Report: Yazidis Reject Rape Victims Who Keep Children Fathered by Islamic State

Iraqi state holds key to Yazidi return to Sinjar: ICG
AFP/ CHRISTOPHE SIMON

In a heartbreaking coda to the inhuman horror of the Islamic State, women from the Yazidi religious minority of Iraq say their communities have told them to leave behind children fathered by the ISIS militants who enslaved and raped them, or else they will not be allowed to return home.

The Wall Street Journal on Thursday told the story of a young woman named Nisreen who was held as a slave by the Islamic State for three years. The third militant who “owned” her forced her into marriage and fathered a child with her.

The Yazidis were targeted for genocide by ISIS due to their unusual faith, which some Muslims deride as devil worship. The Islamic State took thousands of Yazidis as slaves, buying and selling them with open-air markets and Internet ads. The WSJ reported that to date, only about half of the 6,000 Yazidis taken as “spoils of war” by ISIS have returned home.

Some of the missing Yazidis are presumed dead, while others were forced to convert to Islam. A huge number of them were displaced into refugee camps, and some of them are not eager to return to Iraq.

But one other delicate problem keeps women like Nisreen from going home: one of the reasons her religion is small is that it does not accept converts. Under Yazidi tradition, the purity of their bloodlines must be maintained, so only children born to two Yazidi parents are accepted as members of the faith.

Yazidi leadership made a very controversial exception to the tenets of the faith by declaring that women raped or forced into marriage by the Islamic State would be welcomed back into the community, even though intermarriage has traditionally been seen as a one-way exit from the faith. The line was drawn at children fathered by ISIS militants.

The message is not subtle. “They are not our children. They are the children of Daesh,” declared one Iraqi Yazidi, using a derogatory name for ISIS.

As the Journal pointed out, the problem is exacerbated by Iraqi law, which considers children to automatically belong to the religion of their fathers, even when the father was an Islamic State monster.

ISIS captives are well aware of both community traditions and Iraqi law. Some of them are thought to have refrained from escaping or returning home after the fall of the “caliphate” because they knew they would lose their children. Nisreen told the Wall Street Journal she feared her own family would take her son away if she returned home, so she applied for asylum in the West. She said she is not yet certain if she will raise her son in the Yazidi faith.

The exact size of the total Yazidi population is difficult to estimate but is thought to be less than a million, and it might be closer to half that after the depredations of the Islamic State.
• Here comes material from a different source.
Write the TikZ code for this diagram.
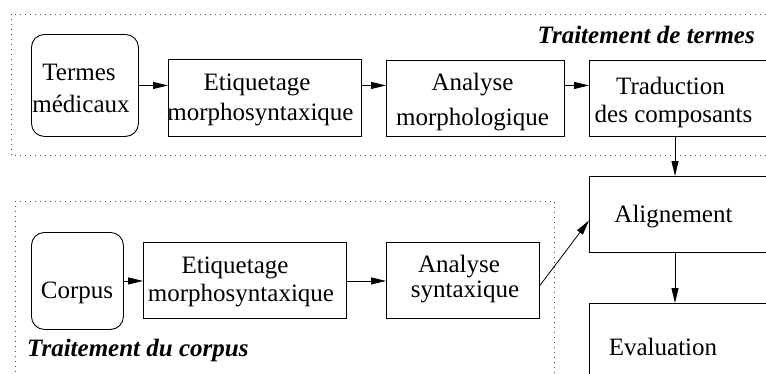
\documentclass[tikz,border=0pt]{standalone}
\usepackage{fontspec}
\setmainfont{Liberation Serif}
\usetikzlibrary{arrows.meta}
\begin{document}
\begin{tikzpicture}[x=1pt,y=-1pt,
  box/.style={draw, line width=0.9pt, inner sep=0pt, anchor=north west},
  rbox/.style={box, rounded corners=13pt},
  lbl/.style={anchor=base, inner sep=0pt, font=\fontsize{25}{30}\selectfont},
  ttl/.style={inner sep=0pt, font=\fontsize{25}{30}\selectfont\bfseries\itshape},
  arr/.style={-{Triangle[length=15pt,width=7pt]}, line width=0.8pt},
  dotframe/.style={draw, line width=0.9pt, dash pattern=on 0.9pt off 4.1pt, black!70}]
\useasboundingbox (0,0) rectangle (766,373);
\clip (0,0) rectangle (766,373);
% frames
\draw[dotframe] (11,14) rectangle (790,155);
\draw[dotframe] (15,201) rectangle (554,395);
\node[ttl, anchor=base east] (t1) at (755,43) {Traitement de termes};
\node[ttl, anchor=base west] (t2) at (27,356) {Traitement du corpus};
% boxes
\node[rbox, minimum width=107pt, minimum height=102pt] (termes) at (31,34) {};
\node[box, minimum width=193pt, minimum height=77pt] (etq1) at (168,59) {};
\node[box, minimum width=178pt, minimum height=76pt] (anam) at (386,60) {};
\node[box, minimum width=250pt, minimum height=76pt] (trad) at (589,60) {};
\node[box, minimum width=250pt, minimum height=76pt] (align) at (589,176) {};
\node[box, minimum width=250pt, minimum height=110pt] (eval) at (589,303) {};
\node[rbox, minimum width=92pt, minimum height=97pt] (corpus) at (31,232) {};
\node[box, minimum width=203pt, minimum height=76pt] (etq2) at (143,242) {};
\node[box, minimum width=153pt, minimum height=76pt] (ansyn) at (386,242) {};
% texts
\node[lbl] (l1a) at (79,80) {Termes};
\node[lbl] (l1b) at (81,112) {médicaux};
\node[lbl] (l2a) at (257,90) {Etiquetage};
\node[lbl] (l2b) at (260.5,120) {morphosyntaxique};
\node[lbl] (l3a) at (472.5,90) {Analyse};
\node[lbl] (l3b) at (472.5,125) {morphologique};
\node[lbl] (l4a) at (670.5,94) {Traduction};
\node[lbl] (l4b) at (673.5,122) {des composants};
\node[lbl] (l5) at (673.5,222) {Alignement};
\node[lbl] (l6) at (663,355) {Evaluation};
\node[lbl] (l7) at (77,298) {Corpus};
\node[lbl] (l8a) at (235,273) {Etiquetage};
\node[lbl] (l8b) at (241,301) {morphosyntaxique};
\node[lbl] (l9a) at (459,272) {Analyse};
\node[lbl] (l9b) at (465,297) {syntaxique};
% arrows
\coordinate (col) at (675,0);
\draw[arr] (termes.east) -- (termes.east -| etq1.west);
\draw[arr] (termes.east -| etq1.east) -- (termes.east -| anam.west);
\draw[arr] (termes.east -| anam.east) -- (termes.east -| trad.west);
\draw[arr] (trad.south -| col) -- (align.north -| col);
\draw[arr] (align.south -| col) -- (eval.north -| col);
\draw[arr] (corpus.east) -- (corpus.east -| etq2.west);
\draw[arr] (corpus.east -| etq2.east) -- (corpus.east -| ansyn.west);
\draw[arr] ([yshift=-5pt]ansyn.east) -- ([yshift=-6pt]align.west);
\end{tikzpicture}
\end{document}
There are concerns the relocation and exile of women and children victimized by the Islamic State like Nisreen may yet deliver a fatal blow to the religion ISIS wanted to exterminate.

Another well-known victim of the Islamic State horror found a happy ending this week, as Nadia Murad – a Yazidi who escaped from ISIS sexual slavery and became a prominent advocate for victims of human trafficking – announced her engagement to Abid Shamdeen, formerly an interpreter from the U.S. Army. The couple grew up on opposite sides of Mount Sinjar, the mountain where ISIS came perilously close to exterminating the Yazidis, and met after Murad gave a speech to the United Nations.

NPR’s Wednesday story on Murad’s engagement addressed the plight of women like Nisreen who fear returning home after rape and forced marriage to ISIS fighters. Murad and Shamdeen hoped their engagement could help the Yazidi community heal.

“I’m hoping the step we took will be an example for others to marry survivors,” said Shamdeen.

Murad hoped Yazidi survivors will learn “it’s possible to live their lives again and to not believe the propaganda of ISIS, that they will not be accepted back into the community.”

“The hope of ISIS was to break the Yazidi community. But for survivors especially, going back to their lives and getting married and making a life and working, it’s basically making sure ISIS did not succeed,” she said.